* _Dataset section_:
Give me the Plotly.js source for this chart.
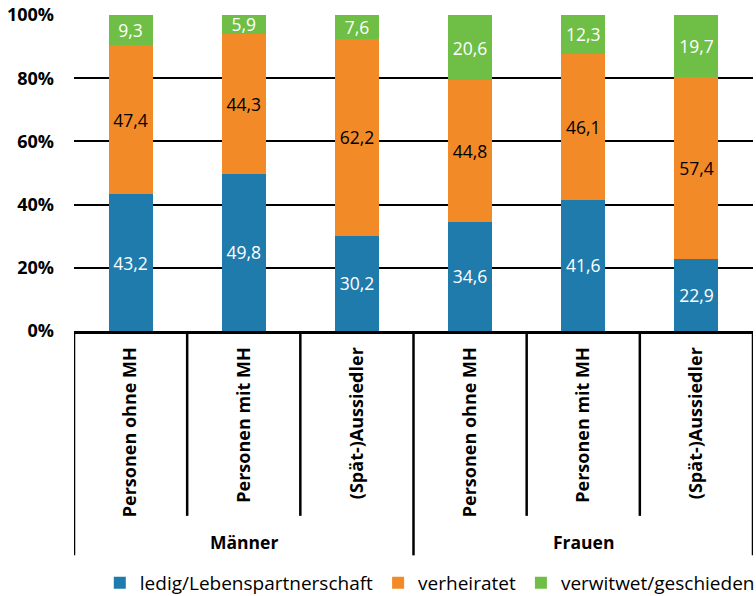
<!DOCTYPE html>
<html>
<head>
<meta charset="utf-8">
<script src="https://cdn.plot.ly/plotly-3.0.1.min.js"></script>
<style>html,body{margin:0;padding:0;background:#fff}</style>
</head>
<body>
<div id="chart" style="width:756px;height:596px"></div>
<script>
const groups = ["Männer", "Männer", "Männer", "Frauen", "Frauen", "Frauen"];
const subcategories = ["Personen ohne MH", "Personen mit MH", "(Spät-)Aussiedler", "Personen ohne MH", "Personen mit MH", "(Spät-)Aussiedler"];
const ledig = [43.2, 49.8, 30.2, 34.6, 41.6, 22.9];
const verheiratet = [47.4, 44.3, 62.2, 44.8, 46.1, 57.4];
const verwitwet = [9.3, 5.9, 7.6, 20.6, 12.3, 19.7];
const seriesNames = ["ledig/Lebenspartnerschaft", "verheiratet", "verwitwet/geschieden"];
const yTicks = [0, 20, 40, 60, 80, 100];

const FONT = "Open Sans, sans-serif";
const xs = subcategories.map((_, i) => i);
const colors = ["#1f7bab", "#f28a28", "#6fbe45"];
const textColors = ["#ffffff", "#000000", "#ffffff"];
const values = [ledig, verheiratet, verwitwet];

const traces = values.map((v, k) => ({
  type: "bar",
  name: seriesNames[k],
  x: xs,
  y: v,
  marker: {color: colors[k], line: {width: 0}},
  texttemplate: "%{y:.1f}",
  textposition: "inside",
  insidetextanchor: "middle",
  textfont: {family: FONT, size: 17.5, color: textColors[k]},
  hoverinfo: "skip"
}));

// divider lines and group labels for the two-level axis
const shapes = [];
const annotations = [];
const n = subcategories.length;
for (let i = 0; i <= n; i++) {
  const isGroupEdge = (i === 0 || i === n || groups[i] !== groups[i - 1]);
  shapes.push({
    type: "line", xref: "x", yref: "paper",
    x0: i - 0.5, x1: i - 0.5, y0: -0.005, y1: isGroupEdge ? -0.71 : -0.585,
    line: {color: "#000", width: 2.5}
  });
}
const uniqueGroups = [...new Set(groups)];
uniqueGroups.forEach(g => {
  const idx = groups.map((gg, i) => gg === g ? i : -1).filter(i => i >= 0);
  const mid = (idx[0] + idx[idx.length - 1]) / 2;
  annotations.push({
    xref: "x", yref: "paper", x: mid, y: -0.668, text: "<b>" + g + "</b>",
    showarrow: false, font: {family: FONT, size: 17.5, color: "#000"}, yanchor: "middle"
  });
});

const layout = {
  width: 756, height: 596,
  margin: {l: 74, r: 3, t: 15, b: 265},
  barmode: "stack",
  bargap: 0.61,
  separators: ",.",
  paper_bgcolor: "#fff", plot_bgcolor: "#fff",
  uniformtext: {mode: "show", minsize: 17.5},
  font: {family: FONT, color: "#000"},
  xaxis: {
    range: [-0.5, n - 0.5],
    tickmode: "array", tickvals: xs, ticktext: subcategories.map(s => "<b>" + s + "</b>"),
    tickangle: -90, tickfont: {family: FONT, size: 18, color: "#000"},
    showline: true, linecolor: "#000", linewidth: 3,
    showgrid: false, zeroline: false, ticks: "",
    ticklabelstandoff: 6, fixedrange: true, automargin: false
  },
  yaxis: {
    range: [0, 100], tickmode: "array", tickvals: yTicks,
    ticktext: yTicks.map(t => "<b>" + t + "%</b>"),
    tickfont: {family: FONT, size: 18, color: "#000"},
    showgrid: true, gridcolor: "#000", gridwidth: 2,
    zeroline: false, showline: false, ticks: "",
    ticklabelstandoff: 19, fixedrange: true, automargin: false
  },
  legend: {
    orientation: "h", xref: "container", yref: "container",
    x: 0.132, xanchor: "left", y: 0.022, yanchor: "middle",
    font: {family: FONT, size: 19, color: "#000"}, traceorder: "normal",
    itemclick: false, itemdoubleclick: false, itemwidth: 30
  },
  shapes: shapes,
  annotations: annotations
};

Plotly.newPlot("chart", traces, layout, {displayModeBar: false, staticPlot: true});
</script>
</body>
</html>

* _Goal of the exercise_:
Transcribe exactly, with no pictures, the lines running from the first line of the material through the line holding "const values = [ledig, verheiratet, verwitwet];".

* _Expected answer_:
Give me the Plotly.js source for this chart.
<!DOCTYPE html>
<html>
<head>
<meta charset="utf-8">
<script src="https://cdn.plot.ly/plotly-3.0.1.min.js"></script>
<style>html,body{margin:0;padding:0;background:#fff}</style>
</head>
<body>
<div id="chart" style="width:756px;height:596px"></div>
<script>
const groups = ["Männer", "Männer", "Männer", "Frauen", "Frauen", "Frauen"];
const subcategories = ["Personen ohne MH", "Personen mit MH", "(Spät-)Aussiedler", "Personen ohne MH", "Personen mit MH", "(Spät-)Aussiedler"];
const ledig = [43.2, 49.8, 30.2, 34.6, 41.6, 22.9];
const verheiratet = [47.4, 44.3, 62.2, 44.8, 46.1, 57.4];
const verwitwet = [9.3, 5.9, 7.6, 20.6, 12.3, 19.7];
const seriesNames = ["ledig/Lebenspartnerschaft", "verheiratet", "verwitwet/geschieden"];
const yTicks = [0, 20, 40, 60, 80, 100];

const FONT = "Open Sans, sans-serif";
const xs = subcategories.map((_, i) => i);
const colors = ["#1f7bab", "#f28a28", "#6fbe45"];
const textColors = ["#ffffff", "#000000", "#ffffff"];
const values = [ledig, verheiratet, verwitwet];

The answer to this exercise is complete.